Will Redhat Become a Division of AOL Time-Warner?
Thomas Ward
tward at bright.net
Sun Jan 20 19:42:20 EST 2002
Lol! That is funny. Actually, Red Hat 7.2 by default loads the gui, and when
you log in you are dropped on a Gnome 1.4 desktop which is nice. Since my
family likes the gui on start up I leave it that way.
However, a alt+control+f1 sets me right, and gets me into a bash prompt to
get some work done.
So it is no big deal if Linux os's such as Mandrake 8.1 or Red Hat 7.2 it is
set to runlevel 5. One key stroke and you are in bash.
I think you are right though. Linux is at a critical point. Big companies
like IBM are taking Linux serious, and many of home users are peed off at
they way MS puts in their security for XP.
Now is the time to start proving the os for what it can do. However,
Mandrake and Red Hat are good distributions for the average home user. After
most of them can't even reinstall MS Windows which is easy. How could they
even think about Slackware which requires a little knolege of system files
etc.
----- Original Message -----
From: Adam Myrow <myrow at eskimo.com>
To: <speakup at braille.uwo.ca>
Sent: Sunday, January 20, 2002 3:24 PM
Subject: Re: Will Redhat Become a Division of AOL Time-Warner?
> I can hear the advertising now. "Redhat, so easy, no wonder it's number
> 1!" They'll be showing a grandmother on TV saying "my grandson sends me
> email every day and I can actually reply with AOL for Redhat."
>
> In all seriousness, I don't think they could take out the command line.
> After all, that's how Linux works. They could make it start up in X, and
> people wouldn't use the command line, but it's still in there. Even
> Windows XP has a command line if I understand it correctly. I just think
> it's funny that AOL is interested in Linux.
>
> What this shows is what I've believed for a long time.

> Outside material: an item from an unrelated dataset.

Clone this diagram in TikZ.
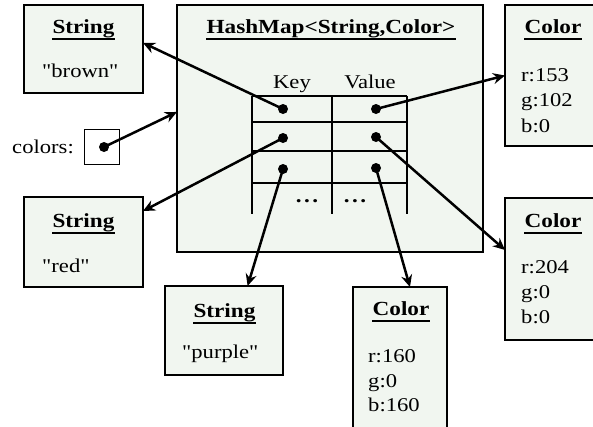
\documentclass[tikz,border=0pt]{standalone}
\usepackage{fontspec}
\setmainfont{Liberation Serif}[FakeStretch=1.16, Ligatures=TeXOff]
\usetikzlibrary{arrows.meta,calc}
\definecolor{boxfill}{RGB}{241,246,240}
\begin{document}
\begin{tikzpicture}[x=1pt,y=-1pt,
  obj/.style={draw, line width=2.5pt, fill=boxfill, inner sep=0pt, outer sep=0pt},
  ttl/.style={font=\bfseries\fontsize{20}{24}\selectfont, inner sep=0pt, anchor=base},
  txt/.style={font=\fontsize{19.5}{24}\selectfont, inner sep=0pt, anchor=base west},
  ref/.style={line width=2.5pt, -{Stealth[length=12pt,width=11pt,inset=4pt]}},
  dotn/.style={circle, fill=black, inner sep=0pt, minimum size=10pt},
  grid/.style={line width=1.3pt},
  uline/.style={line width=2.2pt},
  ell/.style={font=\bfseries\fontsize{20}{24}\selectfont, inner sep=0pt}
]
\useasboundingbox (0,0) rectangle (593,426);
\clip (0,0) rectangle (593,426);
\fill[white] (0,0) rectangle (593,426);

% boxes
\node[obj, minimum width=119pt, minimum height=88pt] (sbrown) at (83.5,49) {};
\node[obj, minimum width=306pt, minimum height=247pt] (hm) at (330,128.5) {};
\node[obj, minimum width=91pt, minimum height=141pt] (c1) at (550.5,75.5) {};
\node[obj, minimum width=91pt, minimum height=142pt] (c2) at (550.5,269) {};
\node[obj, minimum width=119pt, minimum height=90pt] (sred) at (83.5,242) {};
\node[obj, minimum width=118pt, minimum height=89pt] (spurple) at (224,330.5) {};
\node[obj, minimum width=94pt, minimum height=145pt] (c3) at (400,359.5) {};
\node[draw, line width=1pt, fill=white, minimum width=35pt, minimum height=35pt, inner sep=0pt, outer sep=0pt] (colbox) at (101.5,146.5) {};

% titles
\node[ttl] (tbrown) at (83.5,33) {String};
\node[ttl] (tred) at (83.5,227) {String};
\node[ttl] (tpurple) at (224.5,317) {String};
\node[ttl] (tc1) at (553,33) {Color};
\node[ttl] (tc2) at (553,227) {Color};
\node[ttl] (tc3) at (401,315) {Color};
\node[ttl] (thm) at (331,33) {HashMap<String,Color>};
\foreach \t in {tbrown,tred,tpurple,tc1,tc2,tc3,thm}
  \draw[uline] ([yshift=-6pt]\t.base west) -- ([yshift=-6pt]\t.base east);

% values
\node[txt] (vbrown) at (42,77) {"brown"};
\node[txt] (vred) at (42,272) {"red"};
\node[txt] (vpurple) at (182,358) {"purple"};
\node[txt] (c1r) at (521,81) {r:153};
\node[txt] (c1g) at (521,106) {g:102};
\node[txt] (c1b) at (521,132) {b:0};
\node[txt] (c2r) at (521,273) {r:204};
\node[txt] (c2g) at (521,298) {g:0};
\node[txt] (c2b) at (521,323) {b:0};
\node[txt] (c3r) at (368,362) {r:160};
\node[txt] (c3g) at (368,387) {g:0};
\node[txt] (c3b) at (368,411) {b:160};

\node[txt, anchor=base east] (lcolors) at (74,153) {colors:};
\node[txt, anchor=base] (lkey) at (292,88) {Key};
\node[txt, anchor=base] (lvalue) at (370,88) {Value};

% table
\foreach \x in {252,332,407} \draw[grid] (\x,96) -- (\x,214);
\foreach \y in {96,122,151,183} \draw[grid] (252,\y) -- (407,\y);
\node[ell] (ell1) at (307,201) {.\kern2.5pt.\kern2.5pt.};
\node[ell] (ell2) at (355,201) {.\kern2.5pt.\kern2.5pt.};

% dots
\node[dotn] (k1) at (283,109) {};
\node[dotn] (k2) at (283,138) {};
\node[dotn] (k3) at (283,169) {};
\node[dotn] (v1) at (376,109) {};
\node[dotn] (v2) at (376,137) {};
\node[dotn] (v3) at (376,168) {};
\node[dotn] (cd) at (104,147) {};

% arrows
\draw[ref] (k1.center) -- ($(sbrown.north east)!0.43!(sbrown.south east)$);
\draw[ref] (cd.center) -- ($(hm.north west)!0.433!(hm.south west)$);
\draw[ref] (k2.center) -- ($(sred.north east)!0.156!(sred.south east)$);
\draw[ref] (k3.center) -- ($(spurple.north west)!0.70!(spurple.north east)$);
\draw[ref] (v1.center) -- ($(c1.north west)!0.50!(c1.south west)$);
\draw[ref] (v2.center) -- ($(c2.north west)!0.366!(c2.south west)$);
\draw[ref] (v3.center) -- ($(c3.north west)!0.606!(c3.north east)$);
\end{tikzpicture}
\end{document}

Linux is at a
> critical point in its history. It's powerful enough to run serious
> servers, but it's starting to grab the attention of the public because
> they are finally starting to get tired of Windows crashing and excepting
> that this is not normal behavior for a computer. So, they are looking to
> Linux because it has a reputation for stability, but they see that it
> isn't Windows at all. They want Windows without the bugs, and the Linux
> users want something other than Windows. So, we have word processors
> under the GUI, ICQ cloans and such under the GUI, and development tools
> running at the command line. Redhat is clearly trying to attract home
> users with its Plug 'N Play type install while Slackware is staying with a
> "do it yourself" approach and other distributions seem to be somewhere in
> the middle. Linux is going to go one way or the other. It's really up to
> the users to decide which way it goes.